## SET TASK
Extract all lines containing "matplotlib".

## GIVEN MATERIAL

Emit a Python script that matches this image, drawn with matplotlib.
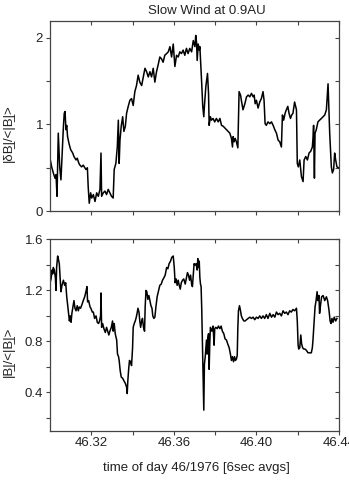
import numpy as np
import matplotlib
matplotlib.use("Agg")
import matplotlib.pyplot as plt
from matplotlib.ticker import FixedLocator

# ------------------------------------------------------------------ #
#  Data (time of day 46/1976)
# ------------------------------------------------------------------ #

t_db = [
    46.3000, 46.3008, 46.3016, 46.3024, 46.3029, 46.3034, 46.3040, 46.3047, 46.3053, 46.3058,
    46.3065, 46.3069, 46.3073, 46.3077, 46.3081, 46.3085, 46.3092, 46.3100, 46.3110, 46.3116,
    46.3126, 46.3132, 46.3140, 46.3145, 46.3153, 46.3161, 46.3169, 46.3174, 46.3181, 46.3185,
    46.3190, 46.3197, 46.3202, 46.3210, 46.3218, 46.3226, 46.3234, 46.3242, 46.3247, 46.3250,
    46.3258, 46.3266, 46.3274, 46.3282, 46.3290, 46.3298, 46.3306, 46.3311, 46.3319, 46.3326,
    46.3331, 46.3335, 46.3339, 46.3345, 46.3352, 46.3358, 46.3365, 46.3371, 46.3379, 46.3387,
    46.3395, 46.3403, 46.3411, 46.3419, 46.3427, 46.3435, 46.3444, 46.3452, 46.3460, 46.3468,
    46.3476, 46.3484, 46.3492, 46.3500, 46.3508, 46.3516, 46.3524, 46.3532, 46.3540, 46.3548,
    46.3556, 46.3565, 46.3573, 46.3581, 46.3589, 46.3597, 46.3605, 46.3613, 46.3621, 46.3629,
    46.3637, 46.3645, 46.3653, 46.3661, 46.3669, 46.3677, 46.3686, 46.3694, 46.3702, 46.3706,
    46.3710, 46.3713, 46.3718, 46.3723, 46.3726, 46.3731, 46.3735, 46.3740, 46.3745, 46.3748,
    46.3755, 46.3763, 46.3768, 46.3771, 46.3777, 46.3782, 46.3790, 46.3798, 46.3806, 46.3815,
    46.3823, 46.3831, 46.3839, 46.3847, 46.3855, 46.3863, 46.3871, 46.3879, 46.3884, 46.3887,
    46.3892, 46.3897, 46.3903, 46.3910, 46.3913, 46.3916, 46.3923, 46.3927, 46.3935, 46.3944,
    46.3952, 46.3960, 46.3968, 46.3976, 46.3984, 46.3989, 46.3994, 46.4000, 46.4008, 46.4016,
    46.4024, 46.4032, 46.4037, 46.4042, 46.4048, 46.4056, 46.4065, 46.4073, 46.4081, 46.4089,
    46.4097, 46.4105, 46.4113, 46.4121, 46.4126, 46.4132, 46.4139, 46.4145, 46.4152, 46.4158,
    46.4165, 46.4171, 46.4177, 46.4185, 46.4194, 46.4198, 46.4203, 46.4210, 46.4218, 46.4226,
    46.4231, 46.4239, 46.4247, 46.4255, 46.4263, 46.4271, 46.4274, 46.4277, 46.4281, 46.4284,
    46.4290, 46.4298, 46.4306, 46.4315, 46.4323, 46.4331, 46.4339, 46.4347, 46.4355, 46.4363,
    46.4368, 46.4374, 46.4379, 46.4384, 46.4390, 46.4398,
]
db_ratio = [
    0.61, 0.51, 0.44, 0.38, 0.42, 0.17, 0.90, 0.51, 0.36, 0.63,
    0.98, 1.13, 1.15, 0.94, 0.99, 0.86, 0.78, 0.71, 0.67, 0.63,
    0.59, 0.61, 0.55, 0.53, 0.51, 0.53, 0.50, 0.48, 0.50, 0.28,
    0.09, 0.21, 0.15, 0.19, 0.11, 0.21, 0.17, 0.25, 0.67, 0.17,
    0.21, 0.23, 0.19, 0.25, 0.21, 0.17, 0.15, 0.48, 0.55, 0.74,
    1.05, 0.55, 0.82, 0.98, 1.09, 0.92, 0.98, 1.13, 1.21, 1.28,
    1.30, 1.22, 1.38, 1.45, 1.57, 1.49, 1.45, 1.55, 1.65, 1.61,
    1.55, 1.61, 1.55, 1.65, 1.49, 1.61, 1.69, 1.78, 1.76, 1.72,
    1.80, 1.82, 1.84, 1.90, 1.78, 1.93, 1.67, 1.80, 1.78, 1.84,
    1.82, 1.86, 1.80, 1.88, 1.82, 1.88, 1.84, 1.97, 1.90, 2.03,
    1.95, 1.74, 1.93, 1.86, 1.90, 1.67, 1.47, 1.21, 1.09, 1.21,
    1.44, 1.59, 1.36, 0.99, 1.09, 1.05, 1.07, 1.03, 1.07, 1.03,
    1.07, 0.99, 0.98, 0.96, 0.94, 0.92, 0.90, 0.84, 0.74, 0.86,
    0.80, 0.84, 0.80, 0.73, 1.05, 1.38, 1.34, 1.28, 1.17, 1.24,
    1.32, 1.34, 1.32, 1.36, 1.32, 1.34, 1.24, 1.28, 1.19, 1.26,
    1.30, 1.38, 1.28, 1.01, 0.99, 1.03, 1.01, 1.03, 0.99, 0.94,
    0.90, 0.82, 0.80, 0.74, 1.11, 1.05, 1.13, 1.17, 1.21, 1.13,
    1.07, 1.11, 1.13, 1.26, 1.17, 0.55, 0.51, 0.59, 0.40, 0.34,
    0.59, 0.63, 0.59, 0.67, 0.69, 0.74, 0.84, 0.99, 0.38, 0.90,
    0.94, 1.03, 1.05, 1.07, 1.09, 1.11, 1.17, 1.47, 0.90, 0.51,
    0.44, 0.48, 0.67, 0.59, 0.51, 0.50,
]

t_b = [
    46.3000, 46.3005, 46.3010, 46.3013, 46.3016, 46.3021, 46.3026, 46.3029, 46.3032, 46.3037,
    46.3040, 46.3045, 46.3048, 46.3053, 46.3058, 46.3065, 46.3071, 46.3076, 46.3081, 46.3085,
    46.3089, 46.3094, 46.3098, 46.3102, 46.3106, 46.3111, 46.3116, 46.3121, 46.3126, 46.3132,
    46.3137, 46.3142, 46.3148, 46.3155, 46.3161, 46.3168, 46.3174, 46.3179, 46.3182, 46.3187,
    46.3194, 46.3198, 46.3205, 46.3210, 46.3216, 46.3223, 46.3229, 46.3235, 46.3240, 46.3245,
    46.3247, 46.3250, 46.3255, 46.3261, 46.3268, 46.3274, 46.3281, 46.3285, 46.3290, 46.3297,
    46.3303, 46.3306, 46.3311, 46.3316, 46.3323, 46.3327, 46.3332, 46.3335, 46.3340, 46.3345,
    46.3352, 46.3358, 46.3365, 46.3371, 46.3374, 46.3377, 46.3381, 46.3385, 46.3390, 46.3395,
    46.3400, 46.3403, 46.3408, 46.3413, 46.3418, 46.3423, 46.3426, 46.3431, 46.3435, 46.3439,
    46.3444, 46.3448, 46.3453, 46.3458, 46.3461, 46.3465, 46.3469, 46.3474, 46.3479, 46.3484,
    46.3489, 46.3494, 46.3498, 46.3503, 46.3508, 46.3513, 46.3519, 46.3526, 46.3532, 46.3539,
    46.3545, 46.3552, 46.3558, 46.3565, 46.3571, 46.3577, 46.3584, 46.3590, 46.3597, 46.3602,
    46.3606, 46.3611, 46.3616, 46.3621, 46.3626, 46.3631, 46.3636, 46.3642, 46.3648, 46.3655,
    46.3661, 46.3666, 46.3671, 46.3676, 46.3681, 46.3686, 46.3690, 46.3694, 46.3698, 46.3703,
    46.3708, 46.3713, 46.3716, 46.3719, 46.3723, 46.3726, 46.3729, 46.3732, 46.3735, 46.3739,
    46.3742, 46.3745, 46.3748, 46.3752, 46.3755, 46.3758, 46.3761, 46.3765, 46.3768, 46.3771,
    46.3774, 46.3777, 46.3784, 46.3790, 46.3795, 46.3798, 46.3803, 46.3810, 46.3816, 46.3823,
    46.3829, 46.3835, 46.3842, 46.3848, 46.3855, 46.3861, 46.3868, 46.3874, 46.3879, 46.3884,
    46.3889, 46.3894, 46.3898, 46.3903, 46.3907, 46.3910, 46.3913, 46.3918, 46.3923, 46.3927,
    46.3932, 46.3939, 46.3945, 46.3952, 46.3960, 46.3968, 46.3976, 46.3984, 46.3992, 46.4000,
    46.4008, 46.4016, 46.4024, 46.4032, 46.4040, 46.4048, 46.4056, 46.4065, 46.4073, 46.4081,
    46.4089, 46.4097, 46.4105, 46.4113, 46.4121, 46.4129, 46.4137, 46.4145, 46.4153, 46.4161,
    46.4169, 46.4177, 46.4185, 46.4194, 46.4198, 46.4202, 46.4205, 46.4210, 46.4215, 46.4219,
    46.4224, 46.4229, 46.4235, 46.4242, 46.4250, 46.4258, 46.4266, 46.4271, 46.4274, 46.4279,
    46.4284, 46.4289, 46.4294, 46.4298, 46.4303, 46.4306, 46.4311, 46.4316, 46.4323, 46.4331,
    46.4339, 46.4345, 46.4352, 46.4357, 46.4361, 46.4366, 46.4371, 46.4377, 46.4384, 46.4390,
]
b_ratio = [
    1.26, 1.29, 1.36, 1.33, 1.38, 1.36, 1.30, 1.20, 1.38, 1.47,
    1.45, 1.41, 1.33, 1.19, 1.24, 1.28, 1.24, 1.26, 1.15, 1.09,
    1.03, 0.96, 1.00, 0.95, 1.02, 1.07, 1.12, 1.06, 1.04, 1.08,
    1.04, 1.07, 1.06, 1.09, 1.12, 1.15, 1.19, 1.23, 1.11, 1.12,
    1.07, 1.06, 1.03, 1.03, 0.98, 1.00, 0.95, 0.94, 0.96, 1.00,
    1.18, 0.91, 0.94, 0.90, 0.87, 0.91, 0.87, 0.85, 0.88, 0.91,
    0.96, 0.88, 0.94, 0.86, 0.81, 0.70, 0.68, 0.65, 0.57, 0.52,
    0.51, 0.49, 0.47, 0.44, 0.39, 0.49, 0.58, 0.65, 0.64, 0.61,
    0.75, 0.91, 0.94, 0.96, 0.99, 1.03, 1.06, 1.03, 0.96, 0.91,
    0.96, 0.98, 0.91, 0.88, 1.07, 1.20, 1.19, 1.13, 1.16, 1.12,
    1.08, 1.06, 1.00, 0.98, 0.99, 1.07, 1.15, 1.20, 1.24, 1.25,
    1.28, 1.30, 1.32, 1.38, 1.37, 1.41, 1.43, 1.46, 1.47, 1.38,
    1.26, 1.29, 1.24, 1.28, 1.24, 1.21, 1.26, 1.28, 1.29, 1.25,
    1.30, 1.34, 1.32, 1.28, 1.32, 1.25, 1.23, 1.32, 1.41, 1.40,
    1.41, 1.36, 1.45, 1.38, 1.43, 1.30, 1.25, 1.23, 1.06, 0.73,
    0.52, 0.26, 0.62, 0.68, 0.75, 0.81, 0.70, 0.83, 0.86, 0.58,
    0.78, 0.91, 0.88, 0.92, 0.77, 0.90, 0.91, 0.90, 0.92, 0.90,
    0.92, 0.88, 0.86, 0.82, 0.81, 0.78, 0.75, 0.70, 0.65, 0.68,
    0.64, 0.68, 0.65, 0.66, 0.69, 0.91, 1.04, 1.08, 1.04, 1.00,
    0.98, 0.96, 0.96, 0.97, 0.98, 0.99, 0.98, 0.99, 0.97, 0.99,
    0.98, 1.00, 0.98, 1.00, 0.98, 1.01, 0.98, 1.02, 0.99, 1.01,
    0.99, 1.03, 1.01, 1.02, 1.00, 1.04, 1.02, 1.03, 1.01, 1.04,
    1.03, 1.05, 1.04, 1.06, 0.96, 0.77, 0.74, 0.75, 0.85, 0.78,
    0.75, 0.74, 0.74, 0.73, 0.71, 0.71, 0.71, 0.75, 0.81, 0.94,
    1.07, 1.12, 1.19, 1.12, 1.16, 1.02, 1.09, 1.15, 1.16, 1.12,
    1.15, 1.12, 1.04, 0.96, 0.94, 0.98, 0.95, 0.99, 0.96, 0.98,
]

x_major = [46.32, 46.36, 46.40, 46.44]
x_minor = [46.34, 46.38, 46.42]
x_labels = ["46.32", "46.36", "46.40", "46.44"]

TITLE  = "Slow Wind at 0.9AU"
XLABEL = "time of day 46/1976 [6sec avgs]"
UL = "\u0332"  # combining low line -> underlined B
YLABEL_TOP = "|\u03b4B" + UL + "|/<|B" + UL + "|>"
YLABEL_BOT = "|B" + UL + "|/<|B" + UL + "|>"

# ------------------------------------------------------------------ #
#  Style
# ------------------------------------------------------------------ #

plt.rcParams["font.family"] = ["Liberation Sans", "DejaVu Sans"]
INK = "#222222"
FS = 9.5
TICK_LEN = 3.0
LW = 1.1


def style_axes(ax, ymajor, yminor, ylabels, show_xlabels):
    for sp in ax.spines.values():
        sp.set_color("#444444")
        sp.set_linewidth(0.9)
    ax.set_xlim(46.30, 46.44)
    ax.xaxis.set_major_locator(FixedLocator(x_major))
    ax.xaxis.set_minor_locator(FixedLocator(x_minor))
    ax.yaxis.set_major_locator(FixedLocator(ymajor))
    ax.yaxis.set_minor_locator(FixedLocator(yminor))
    ax.set_yticklabels(ylabels)
    if show_xlabels:
        ax.set_xticklabels(x_labels)
    else:
        ax.set_xticklabels([])
    ax.tick_params(which="both", direction="out", length=TICK_LEN, width=0.8,
                   color="#444444", labelsize=FS, labelcolor=INK, pad=2)

    # top / right ticks point inwards
    top = ax.secondary_xaxis("top")
    top.xaxis.set_major_locator(FixedLocator(x_major))
    top.xaxis.set_minor_locator(FixedLocator(x_minor))
    top.tick_params(which="both", direction="in", length=TICK_LEN, width=0.8,
                    color="#444444", labeltop=False)
    top.spines["top"].set_visible(False)
    right = ax.secondary_yaxis("right")
    right.yaxis.set_major_locator(FixedLocator(ymajor))
    right.yaxis.set_minor_locator(FixedLocator(yminor))
    right.tick_params(which="both", direction="in", length=TICK_LEN, width=0.8,
                      color="#444444", labelright=False)
    right.spines["right"].set_visible(False)


fig = plt.figure(figsize=(3.49, 4.80), dpi=100)
ax1 = fig.add_axes([0.1433, 0.5604, 0.828, 0.3965])
ax2 = fig.add_axes([0.1433, 0.1031, 0.828, 0.398])

ax1.plot(t_db, db_ratio, color="black", linewidth=LW)
ax1.set_ylim(0, 2.2)
style_axes(ax1, [0, 1, 2], [0.5, 1.5], ["0", "1", "2"], False)

ax2.plot(t_b, b_ratio, color="black", linewidth=LW)
ax2.set_ylim(0.1, 1.6)
style_axes(ax2, [0.4, 0.8, 1.2, 1.6], [0.2, 0.6, 1.0, 1.4],
           ["0.4", "0.8", "1.2", "1.6"], True)

ax1.set_ylabel(YLABEL_TOP, fontsize=FS, color=INK)
ax1.yaxis.set_label_coords(-0.121, 0.41)
ax2.set_ylabel(YLABEL_BOT, fontsize=FS, color=INK)
ax2.yaxis.set_label_coords(-0.121, 0.41)

fig.text(207 / 349, 1 - 14 / 480, TITLE, ha="center", va="baseline",
         fontsize=FS, color=INK)
fig.text(196.7 / 349, 1 - 468 / 480, XLABEL, ha="center", va="center",
         fontsize=FS, color=INK)

fig.savefig("out.png", dpi=100)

## FULL ANSWER
Emit a Python script that matches this image, drawn with matplotlib.
import matplotlib
matplotlib.use("Agg")
import matplotlib.pyplot as plt
from matplotlib.ticker import FixedLocator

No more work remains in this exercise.